* **Exercise task**: The exercise asks you to copy every line below in which "code" appears.

[A run of records]
○ ○ ○ ○
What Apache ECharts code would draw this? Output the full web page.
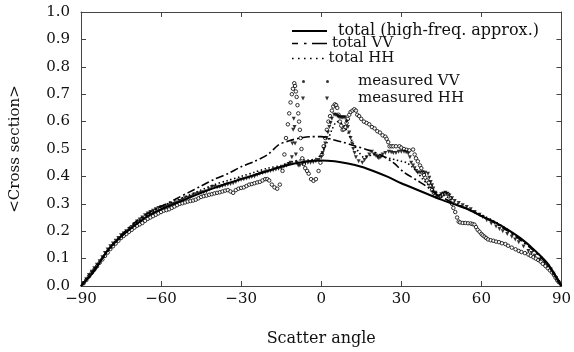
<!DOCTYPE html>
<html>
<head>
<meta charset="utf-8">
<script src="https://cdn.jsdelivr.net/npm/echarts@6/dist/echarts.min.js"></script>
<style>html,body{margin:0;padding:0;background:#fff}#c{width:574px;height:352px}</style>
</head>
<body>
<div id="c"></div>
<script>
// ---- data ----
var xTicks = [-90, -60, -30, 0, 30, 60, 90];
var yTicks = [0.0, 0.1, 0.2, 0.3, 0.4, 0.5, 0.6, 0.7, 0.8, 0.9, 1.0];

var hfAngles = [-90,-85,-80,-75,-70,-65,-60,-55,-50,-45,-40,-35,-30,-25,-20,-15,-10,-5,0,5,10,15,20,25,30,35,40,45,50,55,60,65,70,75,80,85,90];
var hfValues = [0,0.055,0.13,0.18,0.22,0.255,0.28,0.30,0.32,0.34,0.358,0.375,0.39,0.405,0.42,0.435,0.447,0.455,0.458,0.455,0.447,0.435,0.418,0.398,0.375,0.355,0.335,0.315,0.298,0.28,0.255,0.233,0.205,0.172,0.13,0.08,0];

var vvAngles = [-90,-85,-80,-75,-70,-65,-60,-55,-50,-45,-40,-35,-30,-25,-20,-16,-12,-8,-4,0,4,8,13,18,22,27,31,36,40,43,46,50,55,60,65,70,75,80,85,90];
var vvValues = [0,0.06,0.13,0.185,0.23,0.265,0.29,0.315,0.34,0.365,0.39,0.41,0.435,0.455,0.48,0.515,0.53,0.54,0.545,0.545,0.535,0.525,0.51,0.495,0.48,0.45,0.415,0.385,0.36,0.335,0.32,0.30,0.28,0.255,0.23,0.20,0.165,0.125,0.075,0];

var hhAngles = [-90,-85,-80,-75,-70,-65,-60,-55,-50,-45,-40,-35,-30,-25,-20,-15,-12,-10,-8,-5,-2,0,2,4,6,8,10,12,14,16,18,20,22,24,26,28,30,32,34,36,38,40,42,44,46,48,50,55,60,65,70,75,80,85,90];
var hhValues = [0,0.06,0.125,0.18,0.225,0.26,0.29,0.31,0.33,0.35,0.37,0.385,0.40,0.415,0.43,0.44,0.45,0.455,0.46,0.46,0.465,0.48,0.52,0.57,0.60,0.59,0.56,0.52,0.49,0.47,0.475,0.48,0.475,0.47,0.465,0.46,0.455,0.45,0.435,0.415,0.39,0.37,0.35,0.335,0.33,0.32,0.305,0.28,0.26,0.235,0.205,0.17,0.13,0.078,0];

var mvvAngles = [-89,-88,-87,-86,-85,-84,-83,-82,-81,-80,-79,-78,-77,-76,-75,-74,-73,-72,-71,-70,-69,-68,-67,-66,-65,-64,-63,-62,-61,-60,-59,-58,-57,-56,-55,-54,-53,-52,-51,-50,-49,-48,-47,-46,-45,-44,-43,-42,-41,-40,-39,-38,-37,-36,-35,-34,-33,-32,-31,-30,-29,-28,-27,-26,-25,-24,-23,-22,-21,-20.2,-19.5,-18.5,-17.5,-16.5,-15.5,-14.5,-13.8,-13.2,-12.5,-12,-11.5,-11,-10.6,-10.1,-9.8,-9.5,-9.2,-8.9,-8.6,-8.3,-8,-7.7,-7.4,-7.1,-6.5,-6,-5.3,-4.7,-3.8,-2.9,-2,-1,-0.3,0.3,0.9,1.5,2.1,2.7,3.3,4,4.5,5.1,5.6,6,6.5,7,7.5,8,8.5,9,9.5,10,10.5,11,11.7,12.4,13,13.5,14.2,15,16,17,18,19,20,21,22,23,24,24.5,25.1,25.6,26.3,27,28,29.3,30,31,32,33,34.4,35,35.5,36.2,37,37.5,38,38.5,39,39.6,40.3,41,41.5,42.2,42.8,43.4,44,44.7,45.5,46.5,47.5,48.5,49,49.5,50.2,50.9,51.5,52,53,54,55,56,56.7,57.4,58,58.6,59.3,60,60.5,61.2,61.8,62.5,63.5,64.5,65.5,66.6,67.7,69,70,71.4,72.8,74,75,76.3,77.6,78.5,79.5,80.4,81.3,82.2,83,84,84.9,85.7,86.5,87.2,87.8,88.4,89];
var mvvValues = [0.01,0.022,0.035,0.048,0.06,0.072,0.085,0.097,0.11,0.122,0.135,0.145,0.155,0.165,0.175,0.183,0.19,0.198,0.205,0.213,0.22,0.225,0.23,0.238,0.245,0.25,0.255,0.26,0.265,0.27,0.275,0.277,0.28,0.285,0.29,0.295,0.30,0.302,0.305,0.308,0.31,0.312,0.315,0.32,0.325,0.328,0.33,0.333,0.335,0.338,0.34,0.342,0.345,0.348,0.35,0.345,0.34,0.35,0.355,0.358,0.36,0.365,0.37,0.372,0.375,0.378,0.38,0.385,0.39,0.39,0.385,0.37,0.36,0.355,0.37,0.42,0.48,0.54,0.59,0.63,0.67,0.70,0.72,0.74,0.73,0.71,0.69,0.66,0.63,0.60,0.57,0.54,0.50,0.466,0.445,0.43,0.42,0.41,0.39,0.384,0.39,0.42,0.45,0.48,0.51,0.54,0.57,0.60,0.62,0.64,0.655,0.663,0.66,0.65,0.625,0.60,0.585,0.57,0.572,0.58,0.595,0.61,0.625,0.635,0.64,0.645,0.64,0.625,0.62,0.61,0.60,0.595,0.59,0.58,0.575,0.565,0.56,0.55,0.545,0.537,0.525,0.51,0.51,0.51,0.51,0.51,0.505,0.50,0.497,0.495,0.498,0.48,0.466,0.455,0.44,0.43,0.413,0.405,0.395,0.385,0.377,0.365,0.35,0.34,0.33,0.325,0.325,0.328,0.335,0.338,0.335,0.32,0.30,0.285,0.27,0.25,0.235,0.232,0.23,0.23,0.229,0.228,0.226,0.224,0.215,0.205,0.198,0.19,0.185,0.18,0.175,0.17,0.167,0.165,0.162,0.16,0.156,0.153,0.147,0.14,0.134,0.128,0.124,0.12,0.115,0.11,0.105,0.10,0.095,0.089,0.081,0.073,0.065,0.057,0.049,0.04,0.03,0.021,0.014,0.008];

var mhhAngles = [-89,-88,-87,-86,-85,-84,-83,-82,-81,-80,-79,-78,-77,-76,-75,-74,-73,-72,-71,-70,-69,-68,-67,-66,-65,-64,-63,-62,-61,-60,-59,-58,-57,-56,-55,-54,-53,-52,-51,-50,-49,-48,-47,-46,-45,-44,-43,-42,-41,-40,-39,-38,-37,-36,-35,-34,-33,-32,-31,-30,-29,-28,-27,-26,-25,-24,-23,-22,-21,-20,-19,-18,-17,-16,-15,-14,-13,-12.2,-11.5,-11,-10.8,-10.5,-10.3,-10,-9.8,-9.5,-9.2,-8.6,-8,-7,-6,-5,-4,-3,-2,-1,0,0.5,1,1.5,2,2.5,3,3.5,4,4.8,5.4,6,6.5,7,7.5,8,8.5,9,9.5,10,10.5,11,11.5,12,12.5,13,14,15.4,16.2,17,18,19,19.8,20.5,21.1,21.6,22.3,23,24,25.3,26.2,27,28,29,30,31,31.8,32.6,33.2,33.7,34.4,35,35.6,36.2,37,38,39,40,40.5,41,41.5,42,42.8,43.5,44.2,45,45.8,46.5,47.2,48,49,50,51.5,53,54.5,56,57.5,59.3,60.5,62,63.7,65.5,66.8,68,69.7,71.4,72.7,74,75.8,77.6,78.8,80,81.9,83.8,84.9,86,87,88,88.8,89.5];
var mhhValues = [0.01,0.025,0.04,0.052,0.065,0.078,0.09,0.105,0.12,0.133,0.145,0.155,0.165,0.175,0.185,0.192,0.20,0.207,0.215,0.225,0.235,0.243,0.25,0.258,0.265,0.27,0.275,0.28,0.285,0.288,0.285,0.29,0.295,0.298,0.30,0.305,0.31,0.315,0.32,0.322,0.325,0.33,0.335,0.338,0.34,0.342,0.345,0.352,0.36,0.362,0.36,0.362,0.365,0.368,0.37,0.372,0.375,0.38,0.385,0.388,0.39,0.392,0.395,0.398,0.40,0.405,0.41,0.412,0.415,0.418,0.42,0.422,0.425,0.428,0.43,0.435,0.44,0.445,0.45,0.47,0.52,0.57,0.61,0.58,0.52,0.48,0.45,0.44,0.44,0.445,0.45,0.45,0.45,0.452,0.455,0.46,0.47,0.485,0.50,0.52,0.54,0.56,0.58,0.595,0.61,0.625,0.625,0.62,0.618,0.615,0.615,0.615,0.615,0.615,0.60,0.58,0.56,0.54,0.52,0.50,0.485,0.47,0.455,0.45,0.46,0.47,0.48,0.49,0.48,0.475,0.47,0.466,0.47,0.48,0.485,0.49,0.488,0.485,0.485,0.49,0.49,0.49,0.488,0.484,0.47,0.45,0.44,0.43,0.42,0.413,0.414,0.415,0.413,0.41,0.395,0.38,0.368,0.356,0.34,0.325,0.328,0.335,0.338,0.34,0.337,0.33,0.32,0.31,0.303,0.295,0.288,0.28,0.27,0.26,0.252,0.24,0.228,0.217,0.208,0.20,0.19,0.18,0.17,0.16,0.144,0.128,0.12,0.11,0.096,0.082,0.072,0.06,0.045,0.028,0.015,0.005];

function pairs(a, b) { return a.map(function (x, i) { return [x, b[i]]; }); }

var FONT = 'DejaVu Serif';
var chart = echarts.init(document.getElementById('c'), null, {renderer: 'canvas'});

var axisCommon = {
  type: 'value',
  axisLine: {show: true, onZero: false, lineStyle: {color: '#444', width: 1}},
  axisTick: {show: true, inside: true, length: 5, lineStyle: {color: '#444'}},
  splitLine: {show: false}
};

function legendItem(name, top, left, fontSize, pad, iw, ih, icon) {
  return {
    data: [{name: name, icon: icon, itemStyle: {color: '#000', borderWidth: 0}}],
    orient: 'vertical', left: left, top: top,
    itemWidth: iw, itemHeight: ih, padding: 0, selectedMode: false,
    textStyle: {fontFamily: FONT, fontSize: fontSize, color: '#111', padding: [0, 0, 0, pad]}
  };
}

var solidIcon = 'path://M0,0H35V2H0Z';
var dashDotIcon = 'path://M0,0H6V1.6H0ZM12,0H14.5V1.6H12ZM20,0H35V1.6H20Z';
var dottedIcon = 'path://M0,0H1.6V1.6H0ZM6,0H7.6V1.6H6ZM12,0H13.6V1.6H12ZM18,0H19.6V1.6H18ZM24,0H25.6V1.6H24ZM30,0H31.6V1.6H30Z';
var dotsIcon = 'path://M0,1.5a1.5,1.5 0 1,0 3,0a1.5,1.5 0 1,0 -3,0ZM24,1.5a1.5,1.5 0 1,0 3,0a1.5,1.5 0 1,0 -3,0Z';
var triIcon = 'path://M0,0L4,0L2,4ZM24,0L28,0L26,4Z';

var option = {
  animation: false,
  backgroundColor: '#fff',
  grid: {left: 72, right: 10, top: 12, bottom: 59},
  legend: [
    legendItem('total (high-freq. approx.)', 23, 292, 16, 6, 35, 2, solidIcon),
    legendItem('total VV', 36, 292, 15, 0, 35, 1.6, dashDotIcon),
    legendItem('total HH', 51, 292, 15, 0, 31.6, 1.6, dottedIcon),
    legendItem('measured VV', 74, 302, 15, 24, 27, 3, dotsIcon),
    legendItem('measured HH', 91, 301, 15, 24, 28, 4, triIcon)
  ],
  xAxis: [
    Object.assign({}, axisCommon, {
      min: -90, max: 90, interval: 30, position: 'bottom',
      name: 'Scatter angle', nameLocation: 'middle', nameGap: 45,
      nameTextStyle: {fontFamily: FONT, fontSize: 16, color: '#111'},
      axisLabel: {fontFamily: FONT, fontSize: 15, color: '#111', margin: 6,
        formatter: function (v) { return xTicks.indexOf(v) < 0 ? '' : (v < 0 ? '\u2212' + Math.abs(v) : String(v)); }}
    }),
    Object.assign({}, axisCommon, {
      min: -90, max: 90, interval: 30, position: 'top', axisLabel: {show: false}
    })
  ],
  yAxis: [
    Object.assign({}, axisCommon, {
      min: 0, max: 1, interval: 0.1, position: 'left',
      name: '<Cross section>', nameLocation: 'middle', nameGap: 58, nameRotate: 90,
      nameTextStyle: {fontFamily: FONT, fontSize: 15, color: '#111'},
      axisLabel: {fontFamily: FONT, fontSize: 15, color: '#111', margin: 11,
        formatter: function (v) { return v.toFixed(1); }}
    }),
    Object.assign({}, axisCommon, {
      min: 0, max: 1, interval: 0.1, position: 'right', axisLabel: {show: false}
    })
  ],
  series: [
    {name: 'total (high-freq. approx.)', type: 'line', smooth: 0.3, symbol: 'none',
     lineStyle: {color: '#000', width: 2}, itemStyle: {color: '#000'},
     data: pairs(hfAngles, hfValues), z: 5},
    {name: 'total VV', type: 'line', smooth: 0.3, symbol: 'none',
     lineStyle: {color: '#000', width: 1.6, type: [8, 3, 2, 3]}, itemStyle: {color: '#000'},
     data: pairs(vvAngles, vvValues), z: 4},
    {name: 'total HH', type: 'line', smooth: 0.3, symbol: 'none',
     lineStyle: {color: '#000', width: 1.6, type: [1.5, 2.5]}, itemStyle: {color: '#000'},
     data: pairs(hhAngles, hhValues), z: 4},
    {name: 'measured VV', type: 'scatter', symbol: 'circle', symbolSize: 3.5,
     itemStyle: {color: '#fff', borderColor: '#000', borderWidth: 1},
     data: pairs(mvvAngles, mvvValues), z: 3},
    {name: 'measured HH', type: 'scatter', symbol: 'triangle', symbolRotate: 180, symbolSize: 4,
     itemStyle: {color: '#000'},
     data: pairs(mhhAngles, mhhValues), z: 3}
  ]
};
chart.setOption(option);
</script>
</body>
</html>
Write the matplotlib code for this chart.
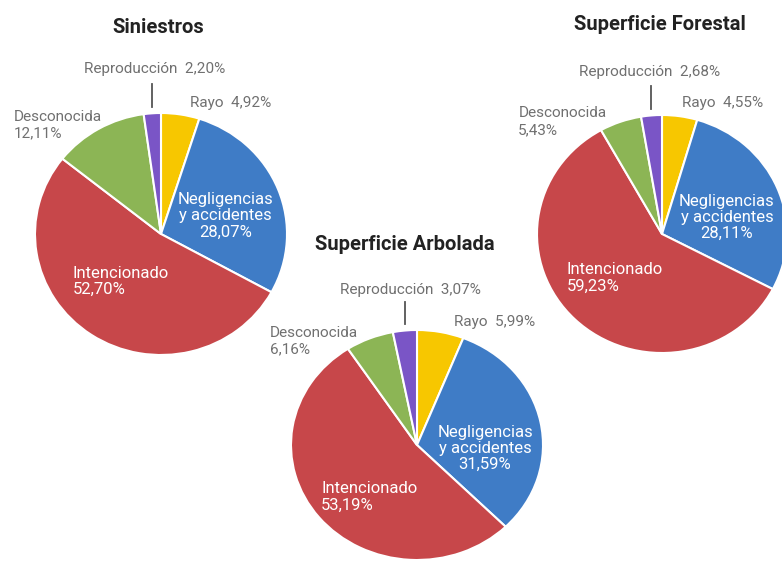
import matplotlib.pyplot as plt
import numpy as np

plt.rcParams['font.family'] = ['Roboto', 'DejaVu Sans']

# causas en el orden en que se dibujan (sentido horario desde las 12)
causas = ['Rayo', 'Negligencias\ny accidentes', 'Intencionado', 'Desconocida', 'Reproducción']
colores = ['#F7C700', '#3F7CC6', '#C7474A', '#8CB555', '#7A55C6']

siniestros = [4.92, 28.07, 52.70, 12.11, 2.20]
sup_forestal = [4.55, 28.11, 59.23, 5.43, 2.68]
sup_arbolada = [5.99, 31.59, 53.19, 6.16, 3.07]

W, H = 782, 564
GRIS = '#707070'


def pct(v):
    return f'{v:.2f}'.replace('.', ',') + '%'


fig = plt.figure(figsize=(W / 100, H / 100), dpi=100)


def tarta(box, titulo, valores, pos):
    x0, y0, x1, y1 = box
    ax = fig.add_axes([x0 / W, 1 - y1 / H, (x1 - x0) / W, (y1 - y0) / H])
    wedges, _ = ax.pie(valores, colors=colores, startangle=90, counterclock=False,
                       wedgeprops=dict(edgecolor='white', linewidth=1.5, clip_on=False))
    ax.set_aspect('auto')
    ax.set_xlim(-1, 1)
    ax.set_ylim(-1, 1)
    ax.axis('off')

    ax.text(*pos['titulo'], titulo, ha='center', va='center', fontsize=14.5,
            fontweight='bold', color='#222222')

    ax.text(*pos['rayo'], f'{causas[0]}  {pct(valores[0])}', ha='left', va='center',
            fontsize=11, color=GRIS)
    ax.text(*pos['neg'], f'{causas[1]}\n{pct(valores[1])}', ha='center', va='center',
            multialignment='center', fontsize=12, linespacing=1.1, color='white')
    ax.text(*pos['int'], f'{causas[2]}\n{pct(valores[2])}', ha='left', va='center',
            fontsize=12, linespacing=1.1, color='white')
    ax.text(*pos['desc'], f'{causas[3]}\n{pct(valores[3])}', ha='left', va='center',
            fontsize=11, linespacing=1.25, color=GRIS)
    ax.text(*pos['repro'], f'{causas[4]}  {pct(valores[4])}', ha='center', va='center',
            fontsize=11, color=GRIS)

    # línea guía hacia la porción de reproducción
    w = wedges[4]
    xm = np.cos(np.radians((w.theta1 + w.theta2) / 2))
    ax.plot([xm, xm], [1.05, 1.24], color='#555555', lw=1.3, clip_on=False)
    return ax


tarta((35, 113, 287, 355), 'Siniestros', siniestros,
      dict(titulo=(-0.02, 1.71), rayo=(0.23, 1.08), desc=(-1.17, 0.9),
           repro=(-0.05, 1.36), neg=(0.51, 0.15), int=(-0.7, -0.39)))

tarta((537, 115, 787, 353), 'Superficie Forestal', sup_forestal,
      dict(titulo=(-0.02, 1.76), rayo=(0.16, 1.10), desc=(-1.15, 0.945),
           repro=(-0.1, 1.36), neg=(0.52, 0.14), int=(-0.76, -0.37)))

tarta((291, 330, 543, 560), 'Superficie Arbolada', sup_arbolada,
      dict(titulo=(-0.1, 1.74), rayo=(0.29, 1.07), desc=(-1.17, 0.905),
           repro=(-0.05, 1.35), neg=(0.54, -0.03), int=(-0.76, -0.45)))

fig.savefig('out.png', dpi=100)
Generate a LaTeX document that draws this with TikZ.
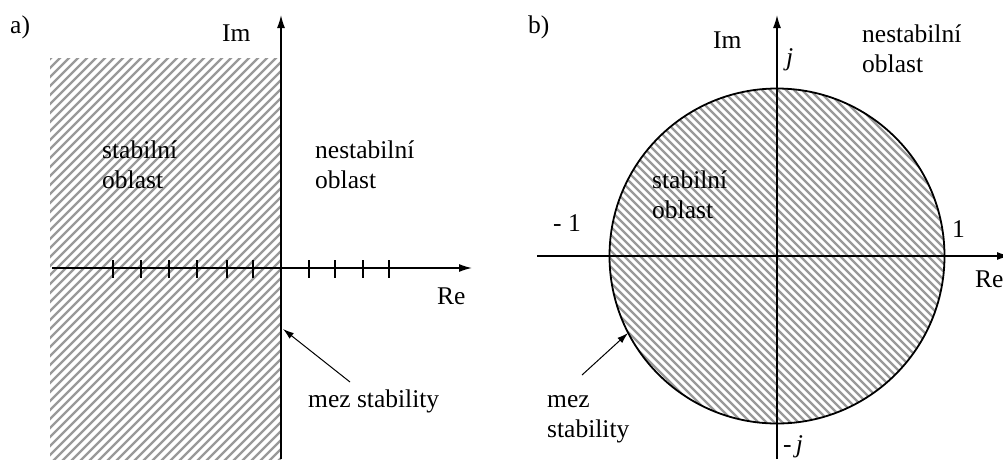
○ ○ ○ ○
* **Solution for this exercise**:
What Apache ECharts code would draw this? Output the full web page.
Write the matplotlib code for this chart.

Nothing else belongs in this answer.